Google Analytics 360 is the paid, premium version of Google Analytics, which offers additional features like Display & Video 360, Campaign Manager, and machine learning models.


Firebase is Google Analytics’ tool explicitly tailored for tracking apps.

All of Google Analytics tools are designed to provide marketing teams clarity on which marketing directives lead to achieving their goals. The primary purpose of these tools is to assist marketing teams with adapting their marketing budgets and actions, optimizing their work towards what brings about the ideal user journey or attribution. Google Analytics helps marketing teams track key performance indicators (KPIs) like first-touch attribution, bounce and exit rates, and average session duration. While this is very valuable for marketers who want to collect information on marketing KPIs, such as traffic sources, page views, time on site, and completion of user outcomes, Google Analytics has few metrics on product KPIs that focus on user engagement, conversion, and retention. 

In addition to Google Analytics, Google recently launched Google Analytics 4 property (formerly App + Web) that tracks and processes web and app data combined. While this tool is promising for teams that need a combined view across web and app platforms, it still has gaps in meeting product analytics needs. Like Google Analytics, it is inadequate for gathering information on product KPIs. 

Luckily for product analytics teams, there are other solutions. 

Product Analytics

Product analytics tools provide information about the later stages of the user journey, namely how users engage with the websites and applications that product teams develop. They help product analytics teams answer behavioral questions such as:

  • Why do some users convert? Why do other users not convert?
  • How is retention linked to different user cohorts? What are the fluctuations in retention when users engage with other features?
  • What are the most prominent factors leading to user engagement and retention?
  • Who are your power/super users? What makes their behavior different from other users?
  • Is the release of a new feature correlated to or even caused the desired change in user behavior?

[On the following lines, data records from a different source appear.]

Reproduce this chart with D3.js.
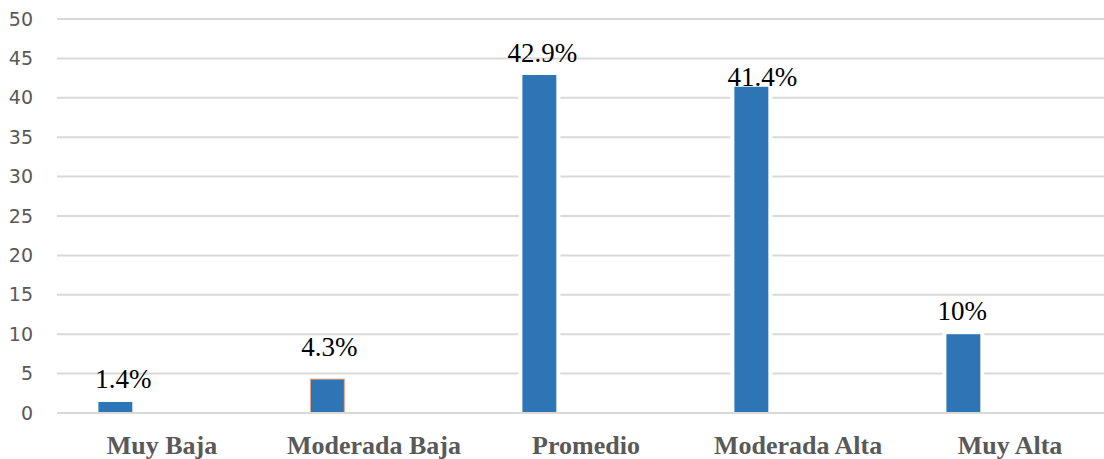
<!DOCTYPE html>
<html>
<head>
<meta charset="utf-8">
<script src="https://cdn.jsdelivr.net/npm/d3@7"></script>
<style>
  html, body { margin: 0; padding: 0; background: #fff; }
  svg { display: block; }
  .val { font-family: "Liberation Serif", "Times New Roman", Times, serif; font-size: 27px; }
  .cat { font-family: "Liberation Serif", "Times New Roman", Times, serif; font-size: 26px; font-weight: bold; }
  .ytick { font-family: "DejaVu Sans", sans-serif; font-size: 19px; }
</style>
</head>
<body>
<svg id="chart" width="1104" height="459"></svg>
<script>
// Categories and percentages
const categories = ["Muy Baja", "Moderada Baja", "Promedio", "Moderada Alta", "Muy Alta"];
const values = [1.4, 4.3, 42.9, 41.4, 10];
const valueLabels = ["1.4%", "4.3%", "42.9%", "41.4%", "10%"];
const yTicks = [0, 5, 10, 15, 20, 25, 30, 35, 40, 45, 50];

// Layout
const width = 1104, height = 459;
const plot = { left: 56, right: 1116, top: 19, bottom: 413 };
const barOffset = 0.2;    // bar start within its band, as a fraction
const barFrac = 0.16;     // bar width as a fraction of the band
const labelShift = { "Muy Baja": [8, 0], "Moderada Baja": [2, -9], "Promedio": [3, 1], "Moderada Alta": [11, 13], "Muy Alta": [-1, 0] };

const svg = d3.select("#chart");

const x = d3.scaleBand().domain(categories).range([plot.left, plot.right]).padding(0);
const y = d3.scaleLinear().domain([0, 50]).range([plot.bottom, plot.top]);

const bw = x.bandwidth() * barFrac;
const bx = c => x(c) + x.bandwidth() * barOffset;

// Horizontal gridlines
svg.append("g")
  .selectAll("line")
  .data(yTicks)
  .join("line")
  .attr("x1", plot.left + 1)
  .attr("x2", width)
  .attr("y1", d => y(d))
  .attr("y2", d => y(d))
  .attr("stroke", "#d9d9d9")
  .attr("stroke-width", 2);

// Y axis labels
const yAxis = d3.axisLeft(y).tickValues(yTicks).tickSize(0).tickPadding(0);
const gy = svg.append("g").attr("transform", "translate(33,0)").call(yAxis)
  .attr("font-family", null).attr("font-size", null);
gy.select(".domain").remove();
gy.selectAll("text")
  .attr("class", "ytick")
  .attr("fill", "#595959");

const data = categories.map((c, i) => ({ c, v: values[i], label: valueLabels[i] }));

// White halo behind each bar
svg.append("g")
  .selectAll("rect")
  .data(data)
  .join("rect")
  .attr("x", d => bx(d.c) - 4)
  .attr("y", d => y(d.v) - 4)
  .attr("width", bw + 8)
  .attr("height", d => y(0) - y(d.v) + 3)
  .attr("fill", "#fff");

// Bars
svg.append("g")
  .selectAll("rect")
  .data(data)
  .join("rect")
  .attr("x", d => bx(d.c))
  .attr("y", d => y(d.v))
  .attr("width", bw)
  .attr("height", d => y(0) - y(d.v))
  .attr("fill", "#2e75b6")
  .attr("stroke", d => d.c === "Moderada Baja" ? "#e8a27a" : "none")
  .attr("stroke-width", 1);

// Baseline over the bars
svg.append("line")
  .attr("x1", plot.left + 1)
  .attr("x2", width)
  .attr("y1", y(0))
  .attr("y2", y(0))
  .attr("stroke", "#d9d9d9")
  .attr("stroke-width", 2);

// Value labels
svg.append("g")
  .selectAll("text")
  .data(data)
  .join("text")
  .attr("class", "val")
  .attr("x", d => bx(d.c) + bw / 2 + labelShift[d.c][0])
  .attr("y", d => y(d.v) - 14 + labelShift[d.c][1])
  .attr("text-anchor", "middle")
  .attr("fill", "#000")
  .text(d => d.label);

// Category labels
const xAxis = d3.axisBottom(x).tickSize(0).tickPadding(0);
const gx = svg.append("g").attr("transform", `translate(0,${plot.bottom})`).call(xAxis)
  .attr("font-family", null).attr("font-size", null);
gx.select(".domain").remove();
gx.selectAll("text")
  .attr("class", "cat")
  .attr("dy", null)
  .attr("y", 41)
  .attr("fill", "#595959");
</script>
</body>
</html>
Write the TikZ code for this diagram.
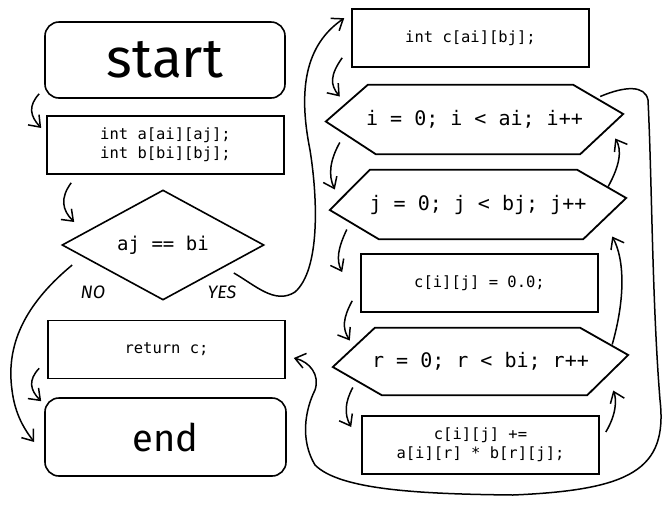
\documentclass[tikz,border=0pt]{standalone}
\usepackage{fontspec}
\setmainfont{Fira Sans}
\setmonofont{DejaVu Sans Mono}
\usetikzlibrary{arrows.meta,calc,shapes.geometric}

\tikzset{
  codebox/.style={draw, rectangle, line width=1.6pt, inner sep=0pt, align=center,
    minimum width=237, minimum height=58, font=\ttfamily\fontsize{15.5}{19}\selectfont},
  termbox/.style={draw, rectangle, rounded corners=14pt, line width=1.6pt, inner sep=0pt},
  loopbox/.style={rectangle, inner sep=0pt, font=\ttfamily\fontsize{20}{22}\selectfont},
  hexline/.style={line width=1.8pt, line join=miter},
  flow/.style={line width=1.5pt, -{Straight Barb[length=10pt,width=15pt]}},
  tag/.style={font=\itshape\fontsize{18}{18}\selectfont}
}

\begin{document}
\begin{tikzpicture}[x=1pt,y=1pt,yscale=-1,xscale=1]
\path[use as bounding box, fill=white] (0,0) rectangle (672,507);

%Shape: Rounded Rect
\node[termbox, minimum width=240, minimum height=76, font=\fontsize{55}{55}\selectfont] (start) at (165,60) {start};
%Shape: Rectangle
\node[codebox] (decl) at (165.5,145) {int a[ai][aj];\\int b[bi][bj];};
%Shape: Diamond
\node[draw, diamond, line width=1.6pt, inner sep=0pt, aspect=1.84, minimum width=202, minimum height=110,
  font=\ttfamily\fontsize{19}{20}\selectfont] (cond) at (163,245) {aj == bi};
%Shape: Rectangle
\node[codebox] (ret) at (166.5,349.5) {return c;};
%Shape: Rounded Rect
\node[termbox, minimum width=241, minimum height=78, font=\fontsize{38}{38}\selectfont] (end) at (165.5,437) {end};

%Shape: Rectangle
\node[codebox] (cdecl) at (470.5,38) {int c[ai][bj];};
%Shape: Hexagon
\node[loopbox, minimum width=297, minimum height=69] (iloop) at (474.5,119.5) {i = 0; i < ai; i++};
\draw[hexline] ($(iloop.west)+(0,2)$) -- ($(iloop.north west)+(42,0)$) -- ($(iloop.north east)+(-50,0)$)
  -- ($(iloop.east)+(0,-5.5)$) -- ($(iloop.south east)+(-43,0)$) -- ($(iloop.south west)+(50,0)$) -- cycle;
%Shape: Hexagon
\node[loopbox, minimum width=296, minimum height=69] (jloop) at (478,204.5) {j = 0; j < bj; j++};
\draw[hexline] ($(jloop.west)+(0,5.5)$) -- ($(jloop.north west)+(40,0)$) -- ($(jloop.north east)+(-49,0)$)
  -- ($(jloop.east)+(0,-6.5)$) -- ($(jloop.south east)+(-43,0)$) -- ($(jloop.south west)+(49,0)$) -- cycle;
%Shape: Rectangle
\node[codebox] (cinit) at (479.5,283) {c[i][j] = 0.0;};
%Shape: Hexagon
\node[loopbox, minimum width=295, minimum height=67] (rloop) at (480.5,361.5) {r = 0; r < bi; r++};
\draw[hexline] ($(rloop.west)+(0,5.5)$) -- ($(rloop.north west)+(42,0)$) -- ($(rloop.north east)+(-48,0)$)
  -- ($(rloop.east)+(0,-6.5)$) -- ($(rloop.south east)+(-41,0)$) -- ($(rloop.south west)+(49,0)$) -- cycle;
%Shape: Rectangle
\node[codebox] (cacc) at (480.5,445) {c[i][j] +=\\a[i][r] * b[r][j];};

% Text Node
\node[tag] (no) at (93,292) {NO};
% Text Node
\node[tag] (yes) at (222,292) {YES};

%Curve Lines
\draw[flow] ($(start.south west)+(-5,-5)$) .. controls (28,106) and (30,116) .. ($(decl.west)+(-5,-17)$);
%Curve Lines
\draw[flow] ($(decl.south west)+(25,8)$) .. controls (60,198) and (62,210) .. ($(cond.west)+(13,-23)$);
%Curve Lines
\draw[flow] ($(cond.east)+(-31,28)$) .. controls (255,285) and (275,305) .. (295,292)
  .. controls (320,270) and (318,200) .. (310,150) .. controls (298,90) and (305,45) .. ($(cdecl.north west)+(-7,10)$);
%Curve Lines
\draw[flow] ($(cond.west)+(11,20)$) .. controls (30,300) and (5,340) .. (12,390) .. controls (15,415) and (25,430) .. ($(end.west)+(-10,5)$);
%Curve Lines
\draw[flow] ($(ret.south west)+(-8,-11)$) .. controls (28,380) and (30,390) .. ($(end.north west)+(-3,4)$);

%Curve Lines
\draw[flow] ($(cdecl.south west)+(-9,-10)$) .. controls (330,75) and (330,85) .. ($(iloop.west)+(14,-23)$);
%Curve Lines
\draw[flow] ($(iloop.west)+(14,23)$) .. controls (330,160) and (328,175) .. ($(jloop.west)+(5,-15)$);
%Curve Lines
\draw[flow] ($(jloop.west)+(17,25)$) .. controls (338,248) and (336,260) .. ($(cinit.west)+(-18,-11)$);
%Curve Lines
\draw[flow] ($(cinit.south west)+(-8,-12)$) .. controls (343,318) and (342,328) .. ($(rloop.west)+(17,-21)$);
%Curve Lines
\draw[flow] ($(rloop.west)+(20,26)$) .. controls (345,402) and (344,414) .. ($(cacc.west)+(-10,-18)$);

%Curve Lines
\draw[flow] ($(cacc.east)+(6,-13)$) .. controls (616,415) and (617,400) .. ($(rloop.east)+(-15,29)$);
%Curve Lines
\draw[flow] ($(rloop.east)+(-16,-17)$) .. controls (625,300) and (625,260) .. ($(jloop.east)+(-14,32)$);
%Curve Lines
\draw[flow] ($(jloop.east)+(-18,-18)$) .. controls (620,165) and (622,150) .. ($(iloop.east)+(-8,19)$);

%Curve Lines
\draw[flow] ($(iloop.east)+(-23,-23)$) .. controls (625,86) and (645,85) .. (648,100)
  .. controls (652,180) and (652,300) .. (660,400) .. controls (668,470) and (630,490) .. (513,495)
  .. controls (420,494) and (340,490) .. (315,465) .. controls (300,440) and (305,410) .. (315,390)
  .. controls (320,375) and (310,362) .. ($(ret.east)+(8,8.5)$);

\end{tikzpicture}
\end{document}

If teams use Google Analytics, the questions above are tough to answer. Answering questions about user behavior requires more sensitive and granular measurement, which Google Analytics simply isn’t built for. While Google Analytics relies on general, anonymized traffic data, product analytics tools use a tracking model centering on events. Products analytics tools track, on a much more granular level, the actions users take to engage with a product, like sign-ups, downloads, and uploads. By treating these events like nodes, product analytics tools link actions and behaviors to a single user, thus providing discrete insights into how each user’s behavior develops throughout the user journey. This allows product analytics tools to provide much more in-depth information about user behavior and answer the questions that product analytics must pose. It makes these tools a much better fit to drive product improvement and innovation, as it’s tough to improve products without understanding how users engage with them.

Product analytics tools boast a wide range of features for tracking user behavior, including event tracking, user cohort trends, powerful segmentation capacities, and easy access to in-depth analysis of user behavior. They assist product analytic teams, and product developers innovate their products even further.

But- do you need both?

In short, yes. Google Analytics and product analytics tools are structured for fundamentally different aims and needs. Google Analytics is a robust tool for marketing teams working on analyzing traffic to optimize marketing KPIs. On the other hand, product analytics tools work the best for product teams working on product innovation and need detailed information on user behavior. The two are not interchangeable and, in some sense, are entangled with each other.

When marketing and product teams use the tools that best fit their needs, the organization benefits from optimized innovation and growth. Marketing teams engage in market analysis which brings in new customers and allows product teams to rely on a more extensive user base to learn more about user behavior and improve engagement, retention, and conversion. Organizations can identify power/super users to convert into product advocates, which helps drive marketing. In a parallel sense, organizations can identify users with less engagement to whom they should market differently, to reduce bounce and exit rates. Satisfied users bring in more satisfied users. But organizations need product analytics tools to provide the in-depth information required to understand these users’ behavior.